Stem Cell Transplantation: This is a technique that was developed to restore the marrow of patients who had lethal injury to that site. Such injury can occur because of primary marrow failure, destruction of marrow by disease, or intensive chemical or radiation exposure. As first designed, the source of the transplant was the marrow cells of a healthy donor who had the same tissue (HLA) type as the patient. Usually, the source was a brother or sister. Donor programs have been established to identify unrelated donors who have a matching tissue type. This approach requires screening tens of thousands of unrelated individuals of similar ethnicity. The transplant product is a very small fraction of the marrow cells called “stem cells.” These stem cells not only reside in the marrow but also circulate in the blood. They can be harvested from the blood of a donor by treating the donor with an agent or agents that cause a release of larger numbers of stem cells into the blood and collecting them by hemapheresis. The stem cells circulate in large numbers in fetal blood also, and can be recovered from the placental and umbilical cord blood after childbirth. The harvesting, freezing and storing of “cord blood” has provided another source of stem cells for transplantation. Since blood as well as marrow is a very good source of cells for transplantation, the term “stem cell transplantation” has replaced “bone marrow transplantation” as the general term for these procedures. If the donor is an identical twin, the transplant is called “syngeneic,” the medical term for genetically identical. If the donor is a non-identical sibling, the transplant is called “allogeneic,” indicating it is from the same species and in practice nearly always matching in tissue type. The term “matched-unrelated” is applied to the donor recruited from large volume screening programs searching for the rare individual who is very similar in tissue type to the patient. The important technique of harvesting a patient's marrow, freezing it and returning it to them after they have received intensive chemotherapy and or radiotherapy for their underlying disease has been referred to as autologous (self) or auto-transplantation.

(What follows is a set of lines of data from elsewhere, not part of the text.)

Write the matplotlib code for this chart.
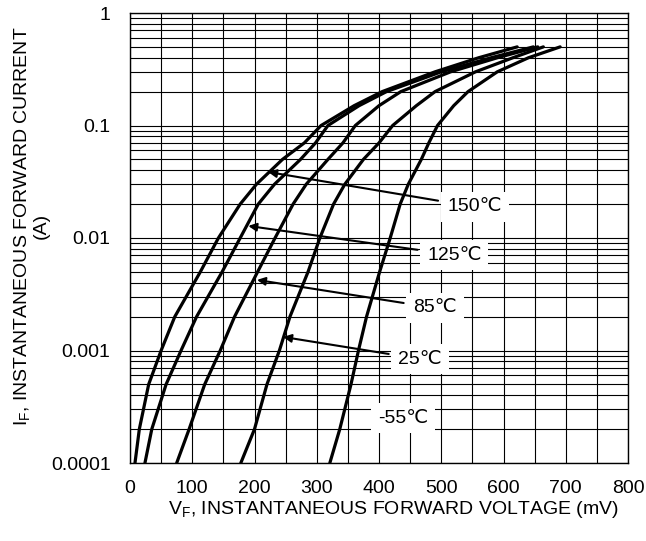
import matplotlib
matplotlib.use("Agg")
import matplotlib.pyplot as plt
from matplotlib.ticker import MultipleLocator, LogLocator, NullFormatter, FixedLocator

plt.rcParams['font.family'] = ['Liberation Sans', 'DejaVu Sans']
plt.rcParams['mathtext.default'] = 'regular'

# forward current levels (A) at which the voltages were read
current = [1e-4, 2e-4, 5e-4, 1e-3, 2e-3, 5e-3, 1e-2, 2e-2, 3e-2, 5e-2, 7e-2,
           0.1, 0.15, 0.2, 0.3, 0.4, 0.5]

# forward voltage (mV) for each temperature
vf_150 = [8, 15, 30, 50, 72, 113, 142, 177, 203, 245, 280, 307, 360, 405, 490, 560, 622]
vf_125 = [24, 35, 58, 82, 107, 148, 177, 206, 232, 274, 298, 318, 368, 412, 500, 580, 648]
vf_85 = [75, 95, 120, 145, 168, 205, 233, 262, 283, 318, 342, 362, 400, 435, 515, 590, 655]
vf_25 = [178, 200, 220, 240, 257, 286, 305, 327, 345, 375, 400, 422, 460, 490, 555, 615, 664]
vf_m55 = [321, 337, 355, 367, 380, 401, 418, 434, 447, 468, 480, 494, 520, 543, 590, 640, 691]

labels = ['150℃', '125℃', '85℃', '25℃', '-55℃']
# arrow tip (curve point) and label position, in data units
arrow_tip = [(222, 0.0386), (190, 0.0128), (204, 0.00424), (246, 0.00132), None]
label_pos = [(554, 0.0189), (521, 0.00706), (490, 0.00239), (466, 8.4e-4), (439, 2.51e-4)]

fig = plt.figure(figsize=(6.46, 5.41), dpi=100)
ax = fig.add_axes([130 / 646, 1 - 463 / 541, 498 / 646, 450 / 541])

for vf in [vf_150, vf_125, vf_85, vf_25, vf_m55]:
    ax.plot(vf, current, color='black', lw=2.3, solid_capstyle='round',
            solid_joinstyle='round', zorder=3)

for text, tip, pos in zip(labels, arrow_tip, label_pos):
    box = dict(boxstyle='square,pad=0.35', fc='white', ec='none')
    if tip is None:
        ax.text(pos[0], pos[1], text, fontsize=14, ha='center', va='center',
                bbox=box, zorder=4)
    else:
        ax.annotate(text, xy=tip, xytext=pos, fontsize=14, ha='center',
                    va='center', bbox=box, zorder=4,
                    arrowprops=dict(arrowstyle='-|>', color='black', lw=1.5,
                                    mutation_scale=12, shrinkA=2, shrinkB=0))

ax.set_xlim(0, 800)
ax.set_yscale('log')
ax.set_ylim(1e-4, 1)
ax.xaxis.set_major_locator(MultipleLocator(100))
ax.xaxis.set_minor_locator(MultipleLocator(50))
ax.yaxis.set_major_locator(FixedLocator([1e-4, 1e-3, 1e-2, 1e-1, 1]))
ax.yaxis.set_minor_locator(LogLocator(base=10, subs=range(2, 10)))
ax.yaxis.set_minor_formatter(NullFormatter())
ax.set_yticklabels(['0.0001', '0.001', '0.01', '0.1', '1'])

ax.grid(True, which='both', color='black', lw=0.8, zorder=1)
ax.set_axisbelow(True)
ax.tick_params(which='both', length=0, labelsize=14)
ax.tick_params(axis='y', pad=14)
ax.tick_params(axis='x', pad=12)
for s in ax.spines.values():
    s.set_linewidth(1.0)

fig.text(393 / 646, 1 - 510 / 541, 'V$_F$, INSTANTANEOUS FORWARD VOLTAGE (mV)',
         fontsize=14, ha='center', va='center')
fig.text(31 / 646, 1 - 226 / 541, 'I$_F$, INSTANTANEOUS FORWARD CURRENT\n(A)',
         fontsize=14, ha='center', va='center', rotation=90,
         multialignment='center', linespacing=1.0)

fig.savefig('out.png', dpi=100)
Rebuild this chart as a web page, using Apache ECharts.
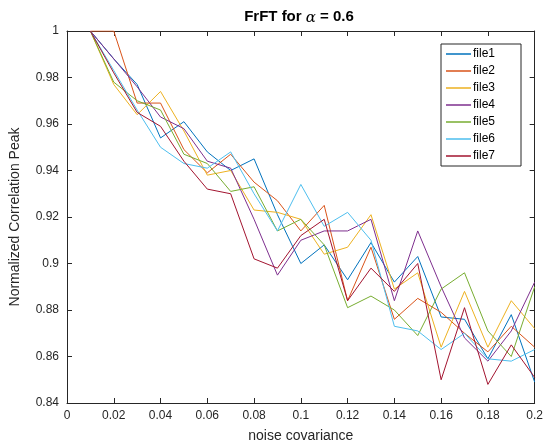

This term is a well-entrenched misnomer since transplantation implies transferring tissue from one individual to another. This technique would better be referred to as autologous marrow infusion. (See Autologous Stem Cell Infusion)

Stem Cell Harvest: The collection of primitive cells capable of restoring blood cell production. These cells can be obtained from the marrow or blood of a donor. If the donor is another individual, such as a sibling, parent, or unrelated person, the stem cells are called allogeneic (syngeneic if an identical twin is the donor). In some cases in which a donor is not available or the recipient too old to receive an allogeneic stem cell transplant, the patient's own stem cells may be harvested and used to restore blood cell production after very intensive therapy for a blood cell cancer. This procedure is referred to as Autologous or self-transplantation. In the latter case, normal stem cells can be obtained when a patient is in remission. This approach has been used in acute leukemia, chronic myelogenous leukemia, myeloma, and lymphoma. In some cases tumor cells remain in the marrow and sometimes can be eradicated by treatment of the stem cell harvest with a chemical or immune treatment to minimize tumor cells.

Subcutaneous Injection: An injection into tissue immediately under the skin.

Syngeneic Human Transplantation: The transplantation from an identical twin donor to an identical twin recipient. Thus there is no genetic or, therefore, immune disparity and no likelihood of host versus graft (rejection) or graft versus host reaction. One exception to this rule is syngeneic transplantation for aplastic anemia in which an acquired autoimmune abnormality of T-lymphocytes in the recipient can attack donor cells. In this case the recipient usually receives pretreatment (Conditioning) to destroy the auto-reactive lymphocytes.